WRITTEN PROBLEM:
Write out the listing, please, but only from its first line through the line containing "10, 7, 4, 4];", exactly as given and without pictures.

PROVIDED DATA:
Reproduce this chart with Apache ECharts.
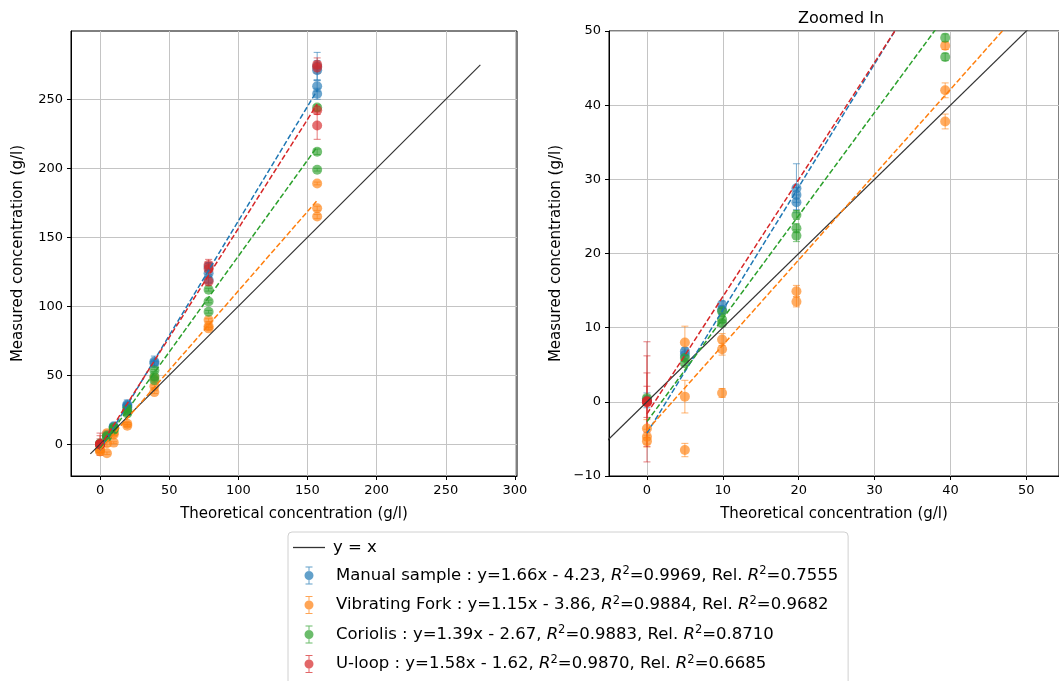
<!DOCTYPE html>
<html><head><meta charset="utf-8">
<script src="https://cdn.jsdelivr.net/npm/echarts@6/dist/echarts.min.js"></script>
<style>html,body{margin:0;padding:0;background:#fff}#c{width:1059px;height:681px}</style>
</head><body><div id="c"></div>
<script>
// ---------- data ----------
const sensorNames = ['Manual sample', 'Vibrating Fork', 'Coriolis', 'U-loop'];
const fitSlope = [1.66, 1.15, 1.39, 1.58];
const fitIntercept = [-4.23, -3.86, -2.67, -1.62];
const fitR2 = ['0.9969', '0.9884', '0.9883', '0.9870'];
const fitRelR2 = ['0.7555', '0.9682', '0.8710', '0.6685'];
const fitRangeX = [0, 157];
const identityRange = [-7, 275];

const manualX = [0, 5, 5, 9.9, 9.9, 19.7, 19.7, 19.7, 39.3, 39.3, 78.5, 78.5, 78.5, 157, 157, 157, 157];
const manualY = [0.2, 6.8, 6.3, 13.1, 12.4, 28.8, 27.9, 26.9, 59.9, 58.7, 128.7, 124, 119, 274, 271, 259.5, 254];
const manualErr = [1, 0.5, 0.8, 0.5, 0.5, 3.3, 1, 1, 4, 1.5, 3, 2, 2, 10, 7, 4, 4];

const forkX = [0, 0, 0, 5, 5, 5, 9.9, 9.9, 9.9, 19.7, 19.7, 39.3, 39.3, 39.3, 78.5, 78.5, 78.5, 157, 157, 157];
const forkY = [-3.6, -4.7, -5.3, 8.0, 0.7, -6.5, 8.4, 7.1, 1.2, 14.9, 13.5, 48.0, 42.0, 37.8, 90, 85.5, 84, 189, 171, 165];
const forkErr = [1.2, 1, 0.8, 2.2, 2.2, 0.9, 0.8, 0.8, 0.6, 0.8, 0.7, 0.5, 1, 1, 1, 1, 1, 1, 1.5, 1.5];

const coriolisX = [0, 5, 5, 9.9, 9.9, 9.9, 19.7, 19.7, 19.7, 39.3, 39.3, 39.3, 78.5, 78.5, 78.5, 157, 157, 157];
const coriolisY = [0.5, 5.9, 5.2, 12.2, 11.1, 10.6, 25.2, 23.4, 22.4, 53.5, 49.1, 46.5, 112, 103.5, 96, 244, 212, 199];
const coriolisErr = [0.3, 0.3, 0.3, 0.4, 0.4, 0.4, 0.6, 0.6, 0.8, 0.8, 0.5, 0.5, 1, 1, 1, 2, 2, 1];

const uloopX = [0, 0, 0, 0, 78.5, 78.5, 78.5, 157, 157, 157, 157];
const uloopY = [0, 0.1, -0.1, 0, 130, 127, 118, 275, 273, 242, 231];
const uloopErr = [8.1, 6.1, 4, 2.1, 4, 4, 3, 5, 4, 3, 10];

const leftXTicks = [0, 50, 100, 150, 200, 250, 300];
const leftYTicks = [0, 50, 100, 150, 200, 250];
const rightXTicks = [0, 10, 20, 30, 40, 50];
const rightYTicks = [-10, 0, 10, 20, 30, 40, 50];

// ---------- styling ----------
const colors = ['#1f77b4', '#ff7f0e', '#2ca02c', '#d62728'];
const FONT = 'DejaVu Sans';
const sensorX = [manualX, forkX, coriolisX, uloopX];
const sensorY = [manualY, forkY, coriolisY, uloopY];
const sensorErr = [manualErr, forkErr, coriolisErr, uloopErr];

function minus(v) { return String(v).replace('-', '\u2212'); }

function makeAxis(gridIndex, min, max, step, ticks, name, nameGap) {
  return {
    type: 'value', gridIndex, min, max,
    minInterval: step, maxInterval: step,
    name, nameLocation: 'middle', nameGap,
    nameTextStyle: { fontFamily: FONT, fontSize: 15, color: '#000' },
    axisLine: { show: true, onZero: false, lineStyle: { color: '#000', width: 1 } },
    axisTick: { show: true, length: 4, lineStyle: { color: '#000' }, customValues: ticks },
    axisLabel: {
      fontFamily: FONT, fontSize: 13, color: '#000', margin: 8,
      customValues: ticks,
      formatter: v => (ticks.indexOf(v) >= 0 ? minus(v) : '')
    },
    splitLine: { show: true, lineStyle: { color: '#c4c4c4', width: 1 } }
  };
}

const xAxes = [
  makeAxis(0, -21, 301.5, 50, leftXTicks, 'Theoretical concentration (g/l)', 31),
  makeAxis(1, -5, 54.3, 10, rightXTicks, 'Theoretical concentration (g/l)', 31)
];
const yAxes = [
  makeAxis(0, -23, 299.5, 50, leftYTicks, 'Measured concentration (g/l)', 45),
  makeAxis(1, -10, 50, 10, rightYTicks, 'Measured concentration (g/l)', 45)
];

function errRender(color) {
  return function (params, api) {
    const x = api.value(0), y = api.value(1), e = api.value(2);
    const top = api.coord([x, y + e]);
    const bot = api.coord([x, y - e]);
    const cap = 3.5;
    const style = { stroke: color, lineWidth: 1, opacity: 0.6 };
    return {
      type: 'group',
      children: [
        { type: 'line', shape: { x1: top[0], y1: top[1], x2: bot[0], y2: bot[1] }, style },
        { type: 'line', shape: { x1: top[0] - cap, y1: top[1], x2: top[0] + cap, y2: top[1] }, style },
        { type: 'line', shape: { x1: bot[0] - cap, y1: bot[1], x2: bot[0] + cap, y2: bot[1] }, style }
      ]
    };
  };
}

const series = [];
for (let g = 0; g < 2; g++) {
  series.push({
    name: 'y = x', type: 'line', xAxisIndex: g, yAxisIndex: g, silent: true,
    symbol: 'none', clip: true,
    data: identityRange.map(v => [v, v]),
    lineStyle: { color: '#333', width: 1.2 }, z: 3
  });
  for (let i = 0; i < 4; i++) {
    const pts = sensorX[i].map((x, k) => [x, sensorY[i][k], sensorErr[i][k]]);
    series.push({
      name: sensorNames[i], type: 'custom', xAxisIndex: g, yAxisIndex: g, clip: true, silent: true,
      renderItem: errRender(colors[i]), data: pts, z: 2,
      encode: { x: 0, y: 1 }
    });
    series.push({
      name: sensorNames[i], type: 'scatter', xAxisIndex: g, yAxisIndex: g, clip: true, silent: true,
      symbol: 'circle', symbolSize: 10,
      itemStyle: { color: colors[i], opacity: 0.65 },
      data: pts.map(p => [p[0], p[1]]), z: 2
    });
    series.push({
      name: sensorNames[i] + ' fit', type: 'line', xAxisIndex: g, yAxisIndex: g, silent: true,
      symbol: 'none', clip: true,
      data: fitRangeX.map(x => [x, fitSlope[i] * x + fitIntercept[i]]),
      lineStyle: { color: colors[i], width: 1.5, type: [5.5, 2.4] }, z: 3
    });
  }
}

const errIcon = 'path://M4.5,0H5.5V18H4.5Z M1.5,0H8.5V1H1.5Z M1.5,17H8.5V18H1.5Z M5,4.5A4.5,4.5,0,1,1,4.99,4.5Z';
const legendData = [{ name: 'y = x', icon: 'path://M0,0H32V1.3H0Z', itemStyle: { color: '#333' }, textStyle: { lineHeight: 14, padding: [0, 0, 0, 3] } }]
  .concat(sensorNames.map((n, i) => ({ name: n, icon: errIcon, itemStyle: { color: colors[i], opacity: 0.7 } })));

const option = {
  animation: false,
  backgroundColor: '#fff',
  title: {
    text: 'Zoomed In', left: 836, top: 6, textAlign: 'center',
    textStyle: { fontFamily: FONT, fontSize: 16, fontWeight: 'normal', color: '#000' }
  },
  grid: [
    { left: 71, top: 31, width: 446, height: 445, show: true, borderColor: '#000', borderWidth: 1, containLabel: false },
    { left: 609, top: 31, right: 0, height: 445, show: true, borderColor: '#000', borderWidth: 1, containLabel: false }
  ],
  xAxis: xAxes,
  yAxis: yAxes,
  legend: {
    orient: 'vertical', left: 288, top: 532, height: 220,
    backgroundColor: '#fff', borderColor: '#d0d0d0', borderWidth: 1, borderRadius: 4,
    padding: [7, 10, 14, 5], itemGap: 9.5, itemWidth: 32, itemHeight: 18,
    selectedMode: false,
    data: legendData,
    textStyle: {
      fontFamily: FONT, fontSize: 16.5, color: '#000', lineHeight: 20, padding: [0, 0, 0, 6],
      rich: {
        i: { fontFamily: FONT, fontSize: 16.5, fontStyle: 'italic', color: '#000', lineHeight: 20 },
        s: { fontFamily: FONT, fontSize: 11.5, color: '#000', lineHeight: 13, verticalAlign: 'top' }
      }
    },
    formatter: function (name) {
      const i = sensorNames.indexOf(name);
      if (i < 0) return name;
      const b = fitIntercept[i];
      return name + ' : y=' + fitSlope[i].toFixed(2) + 'x ' + (b < 0 ? '-' : '+') + ' ' + Math.abs(b).toFixed(2) +
        ', {i|R}{s|2}=' + fitR2[i] + ', Rel. {i|R}{s|2}=' + fitRelR2[i];
    }
  },
  series
};

const chart = echarts.init(document.getElementById('c'), null, { renderer: 'canvas' });
chart.setOption(option);
</script>
</body></html>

REPLY:
Reproduce this chart with Apache ECharts.
<!DOCTYPE html>
<html><head><meta charset="utf-8">
<script src="https://cdn.jsdelivr.net/npm/echarts@6/dist/echarts.min.js"></script>
<style>html,body{margin:0;padding:0;background:#fff}#c{width:1059px;height:681px}</style>
</head><body><div id="c"></div>
<script>
// ---------- data ----------
const sensorNames = ['Manual sample', 'Vibrating Fork', 'Coriolis', 'U-loop'];
const fitSlope = [1.66, 1.15, 1.39, 1.58];
const fitIntercept = [-4.23, -3.86, -2.67, -1.62];
const fitR2 = ['0.9969', '0.9884', '0.9883', '0.9870'];
const fitRelR2 = ['0.7555', '0.9682', '0.8710', '0.6685'];
const fitRangeX = [0, 157];
const identityRange = [-7, 275];

const manualX = [0, 5, 5, 9.9, 9.9, 19.7, 19.7, 19.7, 39.3, 39.3, 78.5, 78.5, 78.5, 157, 157, 157, 157];
const manualY = [0.2, 6.8, 6.3, 13.1, 12.4, 28.8, 27.9, 26.9, 59.9, 58.7, 128.7, 124, 119, 274, 271, 259.5, 254];
const manualErr = [1, 0.5, 0.8, 0.5, 0.5, 3.3, 1, 1, 4, 1.5, 3, 2, 2, 10, 7, 4, 4];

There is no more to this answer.